Dana is in a pitch battle with a rival suitor for GKN and had suggested a dual listing offer to GKN shareholders in an effort to fend off a rival bid by Melrose, a turnaround organization. Now key investors are weighing in.
What seemed like a done deal only a few days ago is still very much on the table.
Over the past week Melrose has boosted its bid with a promised injection of £1B ($1.8 billion CAD) into GKN’s pension fund and lowered the threshold for the deal from 90% of shares to 50.1%.
Now GKN’s third largest shareholder has come out squarely against Melrose offer. Columbia Threadneedle, which has 3.5% share in GKN–and approximately 6% in Melrose–has joined a growing chorus of shareholders against the Melrose offer. “After careful consideration, we believe the actions set out by the new team at GKN present the best options for shareholders. Accordingly, we are not accepting the Melrose offer,” Richard Colwell, head of UK equities at Columbia Threadneedle, said in a statement.

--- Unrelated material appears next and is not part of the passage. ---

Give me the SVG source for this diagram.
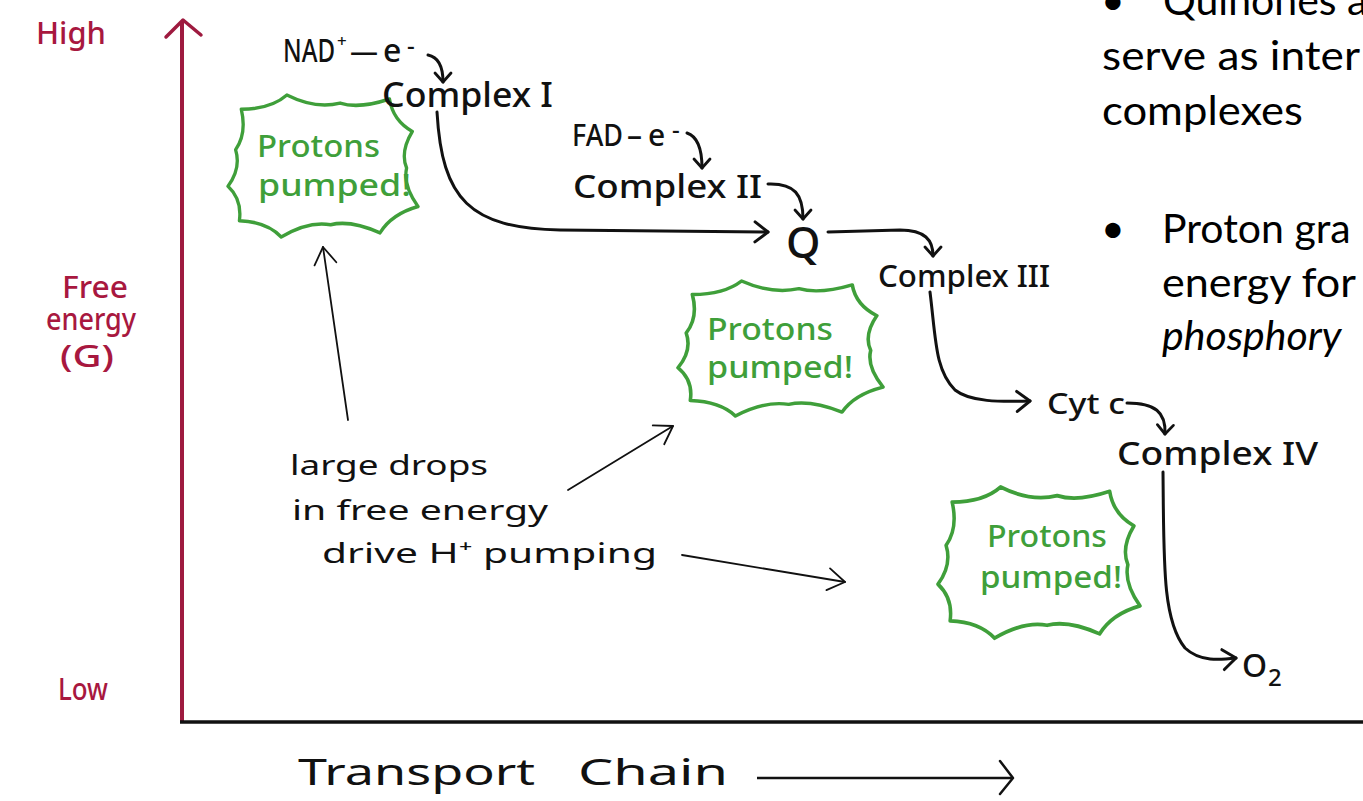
<svg xmlns="http://www.w3.org/2000/svg" width="1363" height="801" viewBox="0 0 1363 801">
<style>
.red{fill:#a8183f;font-family:"Noto Sans","DejaVu Sans",sans-serif;font-size:30px;font-weight:500}
.lbl{fill:#111;font-family:"Noto Sans","DejaVu Sans",sans-serif;font-weight:500}
.ann{fill:#111;font-family:"Noto Sans","DejaVu Sans",sans-serif;font-size:28px;font-weight:400}
.grn{fill:#3f9f3a;font-family:"Noto Sans","DejaVu Sans",sans-serif;font-size:30px;font-weight:500}
.body{fill:#000;font-family:Lato,"Open Sans",sans-serif;font-size:41px}
.burst{fill:#fff;stroke:#3f9f3a;stroke-width:3.5;stroke-linejoin:round;vector-effect:non-scaling-stroke}
.chain{fill:none;stroke:#111;stroke-width:3;stroke-linecap:round}
.thin{fill:none;stroke:#111;stroke-width:1.8;stroke-linecap:round}
</style>
<defs>
<marker id="ah" viewBox="0 0 22 24" refX="19" refY="12" markerWidth="22" markerHeight="24" markerUnits="userSpaceOnUse" orient="auto">
<path d="M6,2 L19,12 L6,22" fill="none" stroke="#111" stroke-width="3" stroke-linecap="round" stroke-linejoin="round"/>
</marker>
<marker id="ahs" viewBox="0 0 16 20" refX="13" refY="10" markerWidth="16" markerHeight="20" markerUnits="userSpaceOnUse" orient="auto">
<path d="M4,2 L13,10 L4,18" fill="none" stroke="#111" stroke-width="2.8" stroke-linecap="round" stroke-linejoin="round"/>
</marker>
<marker id="aht" viewBox="0 0 22 26" refX="20" refY="13" markerWidth="22" markerHeight="26" markerUnits="userSpaceOnUse" orient="auto">
<path d="M3,2 L20,13 L3,24" fill="none" stroke="#111" stroke-width="1.8" stroke-linecap="round" stroke-linejoin="round"/>
</marker>
<path id="burst" d="M14,14 Q45,14 62,0 Q91.5,14 118,8 Q138,14 170,4 Q173.5,25 194,36 Q181,56 188,72 Q184,89 200,110 Q172,117.5 160,136 Q129,123 108,128 Q85,124 56,140 Q41,125 12,124 Q15,103 0,90 Q14,72 8,54 Q20,38 14,14 Z"/>
</defs>
<rect width="1363" height="801" fill="#fff"/>

<g id="burst-1">
<use href="#burst" class="burst" transform="translate(228,95) scale(0.95,1.014)"/>
<text class="grn" x="257" y="157" textLength="123" lengthAdjust="spacingAndGlyphs">Protons</text>
<text class="grn" x="258" y="196" textLength="153" lengthAdjust="spacingAndGlyphs">pumped!</text>
</g>
<g id="burst-2">
<use href="#burst" class="burst" transform="translate(678,281) scale(1.025,0.964)"/>
<text class="grn" x="707" y="340" textLength="126" lengthAdjust="spacingAndGlyphs">Protons</text>
<text class="grn" x="707" y="378" textLength="146" lengthAdjust="spacingAndGlyphs">pumped!</text>
</g>
<g id="burst-3">
<use href="#burst" class="burst" transform="translate(938,487) scale(1.01,1.08)"/>
<text class="grn" x="987" y="547" textLength="120" lengthAdjust="spacingAndGlyphs">Protons</text>
<text class="grn" x="980" y="588" textLength="142" lengthAdjust="spacingAndGlyphs">pumped!</text>
</g>

<g id="axis-y">
<line x1="182" y1="22" x2="182" y2="722" stroke="#9e1a3f" stroke-width="4"/>
<polyline points="166,37 183,20 201,35" fill="none" stroke="#9e1a3f" stroke-width="3.5" stroke-linecap="round" stroke-linejoin="round"/>
<text class="red" x="36" y="44" textLength="70" lengthAdjust="spacingAndGlyphs">High</text>
<text class="red" x="62" y="298" textLength="66" lengthAdjust="spacingAndGlyphs">Free</text>
<text class="red" x="46" y="330" textLength="90" lengthAdjust="spacingAndGlyphs">energy</text>
<text class="red" x="60" y="367" textLength="54" lengthAdjust="spacingAndGlyphs">(G)</text>
<text class="red" x="58" y="700" textLength="50" lengthAdjust="spacingAndGlyphs">Low</text>
</g>

<g id="axis-x">
<line x1="180" y1="722" x2="1363" y2="722" stroke="#111" stroke-width="3.5"/>
<text class="ann" x="298" y="785" style="font-size:36px" textLength="237" lengthAdjust="spacingAndGlyphs">Transport</text>
<text class="ann" x="578" y="785" style="font-size:36px" textLength="150" lengthAdjust="spacingAndGlyphs">Chain</text>
<line x1="757" y1="778" x2="1013" y2="778" stroke="#111" stroke-width="2.5"/>
<polyline points="1000,761 1013,778 1000,794" fill="none" stroke="#111" stroke-width="2.5" stroke-linecap="round" stroke-linejoin="round"/>
</g>

<g id="nad">
<text class="lbl" style="font-size:32px"><tspan x="283" y="62" textLength="52" lengthAdjust="spacingAndGlyphs">NAD</tspan><tspan x="337" y="47" style="font-size:17px">+</tspan><tspan x="350" y="62" style="font-size:28px">—</tspan><tspan x="383" y="62">e</tspan><tspan x="407" y="54" style="font-size:24px">-</tspan></text>
</g>
<g id="complex-1"><text class="lbl" x="382" y="107" style="font-size:34px" textLength="171" lengthAdjust="spacingAndGlyphs">Complex I</text></g>
<g id="fad">
<text class="lbl" style="font-size:30px"><tspan x="572" y="146" textLength="51" lengthAdjust="spacingAndGlyphs">FAD</tspan><tspan x="627" y="146">–</tspan><tspan x="648" y="146">e</tspan><tspan x="672" y="138" style="font-size:24px">-</tspan></text>
</g>
<g id="complex-2"><text class="lbl" x="573" y="198" style="font-size:32px" textLength="189" lengthAdjust="spacingAndGlyphs">Complex II</text></g>
<g id="q"><text class="lbl" x="786" y="258" style="font-size:44px">Q</text></g>
<g id="complex-3"><text class="lbl" x="878" y="287" style="font-size:30px" textLength="172" lengthAdjust="spacingAndGlyphs">Complex III</text></g>
<g id="cytc"><text class="lbl" x="1047" y="414" style="font-size:28px" textLength="78" lengthAdjust="spacingAndGlyphs">Cyt c</text></g>
<g id="complex-4"><text class="lbl" x="1117" y="465" style="font-size:32px" textLength="201" lengthAdjust="spacingAndGlyphs">Complex IV</text></g>
<g id="o2"><text class="lbl" style="font-size:32px"><tspan x="1242" y="677">O</tspan><tspan x="1268" y="686" style="font-size:24px">2</tspan></text></g>

<g id="annotation">
<text class="ann" x="290" y="475" textLength="198" lengthAdjust="spacingAndGlyphs">large drops</text>
<text class="ann" x="292" y="520" textLength="256" lengthAdjust="spacingAndGlyphs">in free energy</text>
<text class="ann" x="322" y="563" textLength="335" lengthAdjust="spacingAndGlyphs">drive H⁺ pumping</text>
</g>

<g id="notes">
<text class="body" x="1101" y="15">•</text>
<text class="body" x="1163" y="15">Quinones a</text>
<text class="body" x="1102" y="70" textLength="258" lengthAdjust="spacingAndGlyphs">serve as inter</text>
<text class="body" x="1102" y="125" textLength="201" lengthAdjust="spacingAndGlyphs">complexes</text>
<text class="body" x="1101" y="243">•</text>
<text class="body" x="1162" y="243">Proton gra</text>
<text class="body" x="1162" y="297" textLength="194" lengthAdjust="spacingAndGlyphs">energy for</text>
<text class="body" x="1162" y="350" style="font-style:italic">phosphory</text>
</g>

<g id="connectors">
<path class="chain" d="M428,55 Q443,58 443,82" marker-end="url(#ahs)"/>
<path class="chain" d="M437,112 C442,200 470,228 560,230 L768,232" marker-end="url(#ah)"/>
<path class="chain" d="M687,133 Q702,138 702,168" marker-end="url(#ahs)"/>
<path class="chain" d="M768,184 C795,183 803,195 803,219" marker-end="url(#ahs)"/>
<path class="chain" d="M828,232 L900,230 C925,230 933,240 933,256" marker-end="url(#ahs)"/>
<path class="chain" d="M930,292 C936,340 935,370 955,390 C970,402 1000,402 1030,401" marker-end="url(#ah)"/>
<path class="chain" d="M1127,403 C1155,403 1166,412 1165,434" marker-end="url(#ahs)"/>
<path class="chain" d="M1163,472 C1164,560 1162,620 1185,648 C1200,662 1220,660 1236,658" marker-end="url(#ah)"/>
<path class="thin" d="M348,420 L323,247" marker-end="url(#aht)"/>
<path class="thin" d="M568,490 L673,426" marker-end="url(#aht)"/>
<path class="thin" d="M682,555 L845,582" marker-end="url(#aht)"/>
</g>
</svg>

Notably, Aviva had come out in favour of the Melrose offer.
The battle has been ongoing.
GKN had agreed a $6.1 billion deal in early March to merge its automotive division with Dana hoping to fend off an unwanted takeover approach by Melrose, but Melrose raised its bid to approximately $11 billion for essentially all of GKN. The actual value of the offers has become more variable as share prices respond to the battle.
GKN would consider listing shares in both London and New York as a volley for fend off Melrose. The offer for listing on both exchanges may be significant as shareholders may be wary of listing on the NYSE or be unable to hold shares listed outside the U.K.
In an added wrinkle, GKN’s largest customer, Airbus, said it would not commit to further business if the Melrose deal went through, citing the need for assured commitments to R&D and long term strategic vision.
GKN’s Anne Stevens, Chief Executive, and Jos Sclater, Finance Director believe shareholders should not accept Melrose’s offer.
Dana, understandably, argued that its deal is better for GKN shareholders.
Mike Turner, Chairman of GKN, commented:
“This combination of GKN Driveline and Dana will create a US and UK led global market leader in vehicle drive systems. The synergies between these two businesses and our complementary product portfolios make this a great deal for GKN shareholders.
“Following the transaction, GKN shareholders will own 47% of a $14 billion revenue, global automotive group and will retain ownership of GKN’s outstanding remaining businesses.
GKN is continuing to pursue the sale of its non-core businesses including Powder Metallurgy. The Board remains committed to delivering up to £2.5 billion of cash returns to shareholders over the next three years.
“The Board believes that this strategy is far more attractive for GKN shareholders than the Melrose proposal which fundamentally undervalues GKN and therefore the Board unanimously recommends that GKN shareholders reject the Melrose proposal and vote in favour of the proposed combination with Dana.”